U.S. politicians have for years accused China of keeping its currency, the renminbi, artificially weak in order to industrialize fast. And many countries believe the U.S. long ago abandoned the "strong dollar" policy in a dash for growth.
How bad could a currency war get?
Since World War II, one of the key objectives of international economic policymaking has been to avoid a repeat of the 1930s, when countries around the world engaged in a tit-for-tat battle with their exchange rates. That decimated global trade, accentuating the depression and providing another catalyst to war.
Assuming the world doesn't descend into a similar abyss, a currency war can still harm the global economy.

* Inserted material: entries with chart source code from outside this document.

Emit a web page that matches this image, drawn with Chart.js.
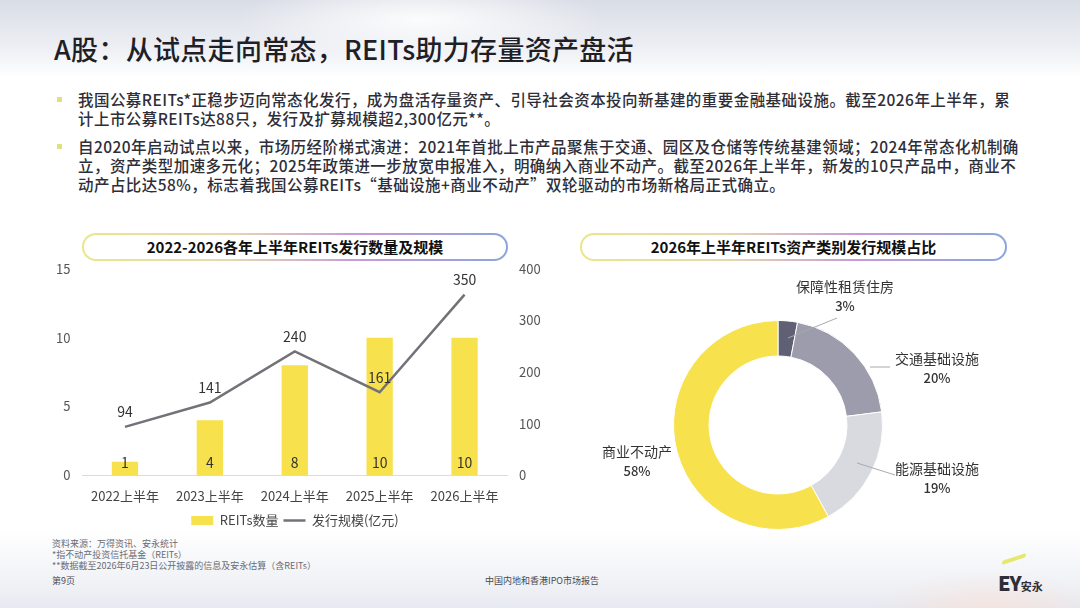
<!DOCTYPE html>
<html lang="zh-CN">
<head>
<meta charset="UTF-8">
<title>A股 REITs</title>
<script src="https://cdnjs.cloudflare.com/ajax/libs/Chart.js/4.4.0/chart.umd.min.js"></script>
<style>
    html, body { margin: 0; padding: 0; }
    body {
        width: 1080px; height: 608px; position: relative; overflow: hidden;
        font-family: "Noto Sans CJK SC", "Noto Sans", sans-serif;
        color: #2e2e38;
        background:
            radial-gradient(ellipse 260px 60px at 420px 20px, rgba(255,255,255,0.9), rgba(255,255,255,0) 70%),
            linear-gradient(180deg, #d9dde6 0px, #eceef3 45px, #ffffff 78px, #ffffff 530px, #eef0f5 590px, #e6e9f0 608px);
    }
    .glow {
        position: absolute; right: 0; bottom: 0; width: 260px; height: 90px;
        background: radial-gradient(ellipse 150px 60px at 170px 100px, rgba(250,225,215,0.8), rgba(255,255,255,0) 80%);
    }
    h1 {
        position: absolute; left: 54px; top: 29px; margin: 0;
        font-size: 27px; font-weight: 500; letter-spacing: 0.3px; color: #1f1f28;
    }
    .bullets { position: absolute; left: 57px; top: 90px; }
    .bullet { position: relative; padding-left: 21px; margin-bottom: 9px;
        font-size: 15.5px; line-height: 19px; letter-spacing: 0.45px; font-weight: 500; color: #2e2e38; white-space: nowrap; }
    .bullet::before { content: ""; position: absolute; left: 0; top: 7px; width: 5px; height: 5px; background: #e3e07a; }
    .pill {
        position: absolute; top: 233px; height: 28px; border-radius: 14px; padding: 2px; box-sizing: border-box;
        background: linear-gradient(90deg, #ebe68a 0%, #e6d7b0 35%, #c89ad8 65%, #8aa6dc 100%);
    }
    .pill div {
        height: 100%; border-radius: 12px; background: #fff; text-align: center;
        font-size: 15px; font-weight: 700; line-height: 24px; color: #111;
    }
    #barBox { position: absolute; left: 40px; top: 249px; width: 510px; height: 288px; }
    #pieBox { position: absolute; left: 570px; top: 268px; width: 450px; height: 272px; }
    .note { position: absolute; left: 52px; font-size: 9px; color: #6b6b73; line-height: 11px; }
    .foot { position: absolute; top: 574px; font-size: 9px; color: #4a4a52; }
    .logo { position: absolute; left: 998px; top: 568px; font-weight: 900; font-size: 20px; color: #2e2e38; letter-spacing: -1px; }
    .logo span { font-size: 11px; letter-spacing: 0; font-weight: 700; }
    .slash { position: absolute; left: 1002px; top: 557px; width: 24px; height: 4px; background: #e6e86a;
        transform: skewY(-18deg); border-radius: 2px; }
</style>
</head>
<body>
<div class="glow"></div>
<h1>A股：从试点走向常态，REITs助力存量资产盘活</h1>

<div class="bullets">
    <div class="bullet">我国公募REITs*正稳步迈向常态化发行，成为盘活存量资产、引导社会资本投向新基建的重要金融基础设施。截至2026年上半年，累<br>计上市公募REITs达88只，发行及扩募规模超2,300亿元**。</div>
    <div class="bullet">自2020年启动试点以来，市场历经阶梯式演进：2021年首批上市产品聚焦于交通、园区及仓储等传统基建领域；2024年常态化机制确<br>立，资产类型加速多元化；2025年政策进一步放宽申报准入，明确纳入商业不动产。截至2026年上半年，新发的10只产品中，商业不<br>动产占比达58%，标志着我国公募REITs“基础设施+商业不动产”双轮驱动的市场新格局正式确立。</div>
</div>

<div class="pill" style="left:82px; width:426px;"><div>2022-2026各年上半年REITs发行数量及规模</div></div>
<div class="pill" style="left:580px; width:427px;"><div>2026年上半年REITs资产类别发行规模占比</div></div>

<div id="barBox"><canvas id="barChart"></canvas></div>
<div id="pieBox"><canvas id="pieChart"></canvas></div>

<div class="note" style="top:538px;">资料来源：万得资讯、安永统计</div>
<div class="note" style="top:549px;">*指不动产投资信托基金（REITs）</div>
<div class="note" style="top:560px;">**数据截至2026年6月23日公开披露的信息及安永估算（含REITs）</div>
<div class="foot" style="left:52px;">第9页</div>
<div class="foot" style="left:485px;">中国内地和香港IPO市场报告</div>
<div class="slash"></div>
<div class="logo">EY<span>安永</span></div>

<script>
    // left chart data
    const periods = ['2022上半年', '2023上半年', '2024上半年', '2025上半年', '2026上半年'];
    const reitsCount = [1, 4, 8, 10, 10];
    const issueScale = [94, 141, 240, 161, 350];

    // right chart data
    const assetTypes = ['保障性租赁住房', '交通基础设施', '能源基础设施', '商业不动产'];
    const assetShare = [3, 20, 19, 58];

    const font = '"Noto Sans CJK SC", "Noto Sans", sans-serif';
    const yellow = '#f7e24e';
    const gray = '#727278';

    // numbers on the bars and above the line points
    const valueLabels = {
        id: 'valueLabels',
        afterDatasetsDraw(chart) {
            const ctx = chart.ctx;
            ctx.save();
            ctx.font = '14px ' + font;
            ctx.fillStyle = '#333';
            ctx.textAlign = 'center';
            ctx.textBaseline = 'middle';
            chart.getDatasetMeta(0).data.forEach((bar, i) => {
                ctx.fillText(reitsCount[i], bar.x, bar.base - 13);
            });
            chart.getDatasetMeta(1).data.forEach((pt, i) => {
                ctx.fillText(issueScale[i], pt.x, pt.y - 15);
            });
            ctx.restore();
        }
    };

    new Chart(document.getElementById('barChart'), {
        type: 'bar',
        data: {
            labels: periods,
            datasets: [{
                type: 'bar',
                label: 'REITs数量',
                data: reitsCount,
                backgroundColor: yellow,
                borderWidth: 0,
                barPercentage: 0.31,
                categoryPercentage: 1,
                yAxisID: 'y',
                order: 2
            }, {
                type: 'line',
                label: '发行规模(亿元)',
                data: issueScale,
                borderColor: gray,
                backgroundColor: gray,
                borderWidth: 2.5,
                pointRadius: 0,
                tension: 0,
                yAxisID: 'y1',
                order: 1
            }]
        },
        options: {
            responsive: true,
            maintainAspectRatio: false,
            animation: false,
            layout: { padding: { top: 0, bottom: 0 } },
            plugins: {
                tooltip: { enabled: false },
                legend: {
                    position: 'bottom',
                    labels: {
                        usePointStyle: true,
                        pointStyleWidth: 22,
                        boxHeight: 9,
                        padding: 5,
                        color: '#444',
                        font: { family: font, size: 13 },
                        sort: (a, b) => a.datasetIndex - b.datasetIndex,
                        generateLabels(chart) {
                            const items = Chart.defaults.plugins.legend.labels.generateLabels(chart);
                            items.forEach(it => { it.pointStyle = it.datasetIndex === 0 ? 'rect' : 'line'; });
                            return items;
                        }
                    }
                }
            },
            scales: {
                x: {
                    grid: { display: false },
                    border: { display: true, color: '#dcdcdc', width: 1 },
                    ticks: { color: '#444', padding: 5, font: { family: font, size: 13 } }
                },
                y: {
                    position: 'left',
                    min: 0, max: 15,
                    grid: { display: false, drawTicks: false },
                    border: { display: false },
                    ticks: { stepSize: 5, color: '#555', padding: 12, font: { family: font, size: 13 } },
                    afterFit(scale) { scale.width = 42.5; }
                },
                y1: {
                    position: 'right',
                    min: 0, max: 400,
                    grid: { display: false, drawTicks: false },
                    border: { display: false },
                    ticks: { stepSize: 100, color: '#555', padding: 12, font: { family: font, size: 13 } },
                    afterFit(scale) { scale.width = 43; }
                }
            }
        },
        plugins: [valueLabels]
    });

    // label placement around the doughnut, relative to its centre
    const sliceLabelPos = [[67, -138], [159, -66], [159, 44], [-141, 27]];
    const leaderLines = [[[10, -87], [59, -107]], [[92, -58], [112, -58]], [[79, 38], [117, 50]], null];

    const sliceLabels = {
        id: 'sliceLabels',
        afterDatasetsDraw(chart) {
            const ctx = chart.ctx;
            const arc0 = chart.getDatasetMeta(0).data[0];
            const cx = arc0.x, cy = arc0.y;
            ctx.save();
            ctx.strokeStyle = '#a9a9b2';
            ctx.lineWidth = 1;
            leaderLines.forEach(seg => {
                if (!seg) return;
                ctx.beginPath();
                ctx.moveTo(cx + seg[0][0], cy + seg[0][1]);
                ctx.lineTo(cx + seg[1][0], cy + seg[1][1]);
                ctx.stroke();
            });
            ctx.fillStyle = '#333';
            ctx.textAlign = 'center';
            ctx.textBaseline = 'middle';
            assetTypes.forEach((name, i) => {
                const [dx, dy] = sliceLabelPos[i];
                ctx.font = '14px ' + font;
                ctx.fillText(name, cx + dx, cy + dy);
                ctx.font = '500 13px ' + font;
                ctx.fillText(assetShare[i] + '%', cx + dx, cy + dy + 19);
            });
            ctx.restore();
        }
    };

    new Chart(document.getElementById('pieChart'), {
        type: 'doughnut',
        data: {
            labels: assetTypes,
            datasets: [{
                data: assetShare,
                backgroundColor: ['#5f6074', '#9d9cac', '#d9d9e0', yellow],
                borderColor: '#ffffff',
                borderWidth: 1
            }]
        },
        options: {
            responsive: true,
            maintainAspectRatio: false,
            animation: false,
            cutout: '66%',
            layout: { padding: { left: 103, right: 137, top: 52, bottom: 10 } },
            plugins: {
                legend: { display: false },
                tooltip: { enabled: false }
            }
        },
        plugins: [sliceLabels]
    });
</script>
</body>
</html>
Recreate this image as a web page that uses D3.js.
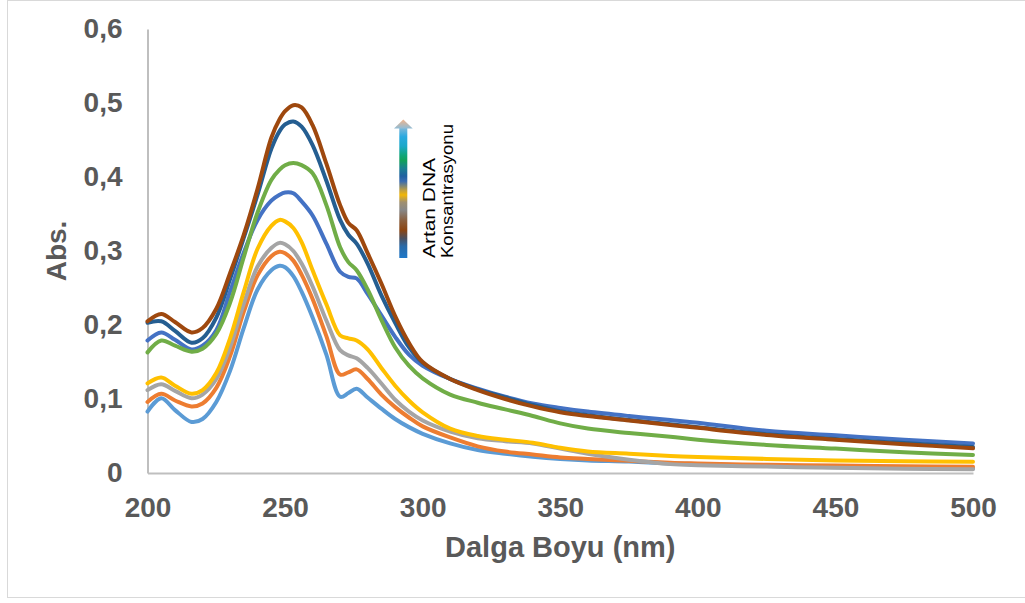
<!DOCTYPE html>
<html>
<head>
<meta charset="utf-8">
<script src="https://cdn.jsdelivr.net/npm/d3@7"></script>
<style>
  html, body { margin: 0; padding: 0; background: #fff; }
  svg { display: block; }
  text { font-family: "Liberation Sans", Arial, sans-serif; }
</style>
</head>
<body>
<svg id="chart" width="1025" height="603"></svg>
<script>
// Wavelengths (nm) shared by every spectrum
const wavelength = [200,205,210,216,220,225,230,235,240,245,248,250,253,256,260,265,270,273,276,280,285,290,295,300,310,320,330,340,350,360,375,390,400,425,450,475,500];

// Absorbance spectra, one array per titration step
const abs1 = [.083,.101,.085,.069,.073,.096,.138,.196,.248,.274,.280,.278,.266,.245,.210,.160,.103,.108,.114,.102,.087,.073,.062,.053,.040,.031,.026,.022,.019,.017,.0155,.013,.012,.0095,.0078,.0068,.006];
const abs2 = [.096,.107,.098,.090,.094,.115,.158,.218,.267,.293,.299,.297,.287,.268,.235,.185,.133,.136,.140,.127,.106,.089,.075,.063,.048,.036,.029,.025,.021,.019,.0165,.014,.013,.011,.010,.009,.0086];
const abs3 = [.112,.120,.111,.101,.106,.127,.170,.229,.279,.304,.311,.309,.300,.283,.252,.206,.166,.159,.155,.142,.121,.099,.083,.071,.056,.047,.043,.040,.033,.026,.018,.012,.0105,.0087,.007,.0058,.005];
const abs4 = [.121,.129,.118,.107,.112,.135,.182,.245,.303,.334,.342,.340,.331,.312,.274,.228,.186,.182,.179,.167,.142,.118,.098,.082,.060,.050,.045,.041,.034,.029,.026,.023,.0215,.019,.017,.016,.0153];
const abs5 = [.179,.190,.180,.167,.172,.193,.245,.298,.342,.368,.376,.379,.378,.367,.348,.310,.272,.265,.263,.242,.213,.184,.160,.145,.127,.114,.103,.094,.088,.083,.077,.0716,.068,.057,.051,.045,.040];
const abs6 = [.163,.179,.172,.164,.168,.188,.230,.292,.352,.396,.410,.416,.419,.416,.405,.362,.305,.285,.274,.248,.207,.170,.145,.128,.106,.095,.086,.077,.067,.060,.054,.049,.045,.038,.033,.028,.0243];
const abs7 = [.203,.205,.192,.176,.182,.210,.262,.318,.376,.438,.462,.471,.475,.468,.443,.395,.342,.322,.310,.283,.240,.203,.170,.149,.127,.113,.102,.092,.0835,.078,.0715,.066,.062,.0525,.046,.0405,.035];
const abs8 = [.205,.215,.204,.190,.196,.222,.270,.322,.384,.453,.478,.489,.497,.494,.470,.418,.362,.338,.328,.297,.256,.212,.176,.150,.127,.112,.100,.090,.082,.077,.071,.065,.061,.0515,.045,.039,.0333];

const seriesColors = ["#5B9BD5","#ED7D31","#A5A5A5","#FFC000","#4472C4","#70AD47","#255E91","#9E480E"];
const series = [abs1, abs2, abs3, abs4, abs5, abs6, abs7, abs8];

const xTicks = [200, 250, 300, 350, 400, 450, 500];
const yTicks = [0, 0.1, 0.2, 0.3, 0.4, 0.5, 0.6];
const yTickLabels = ["0", "0,1", "0,2", "0,3", "0,4", "0,5", "0,6"];

const xTitle = "Dalga Boyu (nm)";
const yTitle = "Abs.";
const arrowLabel1 = "Artan DNA";
const arrowLabel2 = "Konsantrasyonu";

const svg = d3.select("#chart");

// outer chart frame
svg.append("rect")
  .attr("x", 7.5).attr("y", 0.5)
  .attr("width", 1030).attr("height", 597)
  .attr("fill", "#fff").attr("stroke", "#d9d9d9").attr("stroke-width", 1);

const plot = { left: 147.5, right: 973, top: 29, bottom: 473 };

const x = d3.scaleLinear().domain([200, 500]).range([plot.left, plot.right]);
const y = d3.scaleLinear().domain([0, 0.6]).range([plot.bottom, plot.top]);

// axes (no tick marks, light grey axis lines)
const xAxis = svg.append("g")
  .attr("transform", `translate(0,${plot.bottom})`)
  .call(d3.axisBottom(x).tickValues(xTicks).tickSize(0).tickPadding(24).tickFormat(d3.format("d")));
const yAxis = svg.append("g")
  .attr("transform", `translate(${plot.left},0)`)
  .call(d3.axisLeft(y).tickValues(yTicks).tickSize(0).tickPadding(25)
    .tickFormat((d, i) => yTickLabels[i]));

[xAxis, yAxis].forEach(g => {
  g.select(".domain").attr("stroke", "#bfbfbf").attr("stroke-width", 2);
  g.selectAll("text")
    .attr("fill", "#595959")
    .style("font-family", "'Liberation Sans', Arial, sans-serif")
    .style("font-size", "28px")
    .style("font-weight", "bold");
});
xAxis.selectAll("text").attr("dy", "0.71em");

// spectra
const line = d3.line()
  .x((d, i) => x(wavelength[i]))
  .y(d => y(d))
  .curve(d3.curveCatmullRom.alpha(0.5));

svg.append("g").selectAll("path")
  .data(series)
  .join("path")
  .attr("d", d => line(d))
  .attr("fill", "none")
  .attr("stroke", (d, i) => seriesColors[i])
  .attr("stroke-width", 4)
  .attr("stroke-linejoin", "round")
  .attr("stroke-linecap", "round");

// axis titles
svg.append("text")
  .attr("x", (plot.left + plot.right) / 2).attr("y", 557)
  .attr("text-anchor", "middle")
  .attr("fill", "#595959")
  .style("font-size", "29px").style("font-weight", "bold")
  .text(xTitle);

svg.append("text")
  .attr("transform", `translate(66,${(plot.top + plot.bottom) / 2}) rotate(-90)`)
  .attr("text-anchor", "middle")
  .attr("fill", "#595959")
  .style("font-size", "28px").style("font-weight", "bold")
  .text(yTitle);

// gradient arrow indicating rising DNA concentration
const defs = svg.append("defs");
const grad = defs.append("linearGradient")
  .attr("id", "dnaGrad").attr("x1", 0).attr("y1", 1).attr("x2", 0).attr("y2", 0);
const stops = [
  [0.00, "#1f78c8"], [0.09, "#2a6aa8"], [0.15, "#4a5060"], [0.215, "#8b4513"],
  [0.29, "#8a6040"], [0.37, "#888888"], [0.43, "#a09070"], [0.485, "#f2b705"],
  [0.52, "#c0a040"], [0.59, "#3a6cb0"], [0.63, "#2060a0"], [0.69, "#1a8090"],
  [0.75, "#12a05a"], [0.79, "#10a57a"], [0.86, "#1ba8c8"], [0.933, "#29a9e0"],
  [1.00, "#7fb8d8"]
];
stops.forEach(s => grad.append("stop").attr("offset", s[0]).attr("stop-color", s[1]));

const headGrad = defs.append("linearGradient")
  .attr("id", "headGrad").attr("x1", 0).attr("y1", 1).attr("x2", 0).attr("y2", 0);
headGrad.append("stop").attr("offset", 0).attr("stop-color", "#8fbcd6");
headGrad.append("stop").attr("offset", 1).attr("stop-color", "#f2b48a");

svg.append("rect")
  .attr("x", 399.3).attr("y", 128).attr("width", 8).attr("height", 130)
  .attr("fill", "url(#dnaGrad)");
svg.append("path")
  .attr("d", "M394,128.5 L403.3,119.5 L412.7,128.5 Z")
  .attr("fill", "url(#headGrad)");

svg.append("text")
  .attr("transform", "translate(434.5,258) rotate(-90)")
  .attr("fill", "#000")
  .attr("textLength", 100).attr("lengthAdjust", "spacingAndGlyphs")
  .style("font-size", "16px")
  .text(arrowLabel1);
svg.append("text")
  .attr("transform", "translate(452.5,258) rotate(-90)")
  .attr("fill", "#000")
  .attr("textLength", 134).attr("lengthAdjust", "spacingAndGlyphs")
  .style("font-size", "16px")
  .text(arrowLabel2);
</script>
</body>
</html>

For example, central banks, particularly in the developing world, may resort to controlling the amount of capital that can be moved out of a country to affect exchange rates.
"Increasing impediments to the free flow of capital might be thought to lower the potential growth of the world economy," said Stephen Lewis, chief economist at Monument Securities.
Can the world's leaders and central bankers calm the situation?
As many analysts had expected, this weekend's G-20 meeting in Moscow finished on Saturday with a warning on the dangers of competitive devaluations and a pledge that it will "not target our exchange rates for competitive purposes, will resist all forms of protectionism and keep our markets open."
The G20 communique -- and the G7 statement earlier this week -- failed to single out one country's actions for criticism.
Sung Won Sohn, an economics professor at the Martin Smith School of Business at California State University, said that should come as no surprise.
"Many countries including China, Japan and the United States all have issues related to exchange rates," he said. "People in glass houses should not throw stones."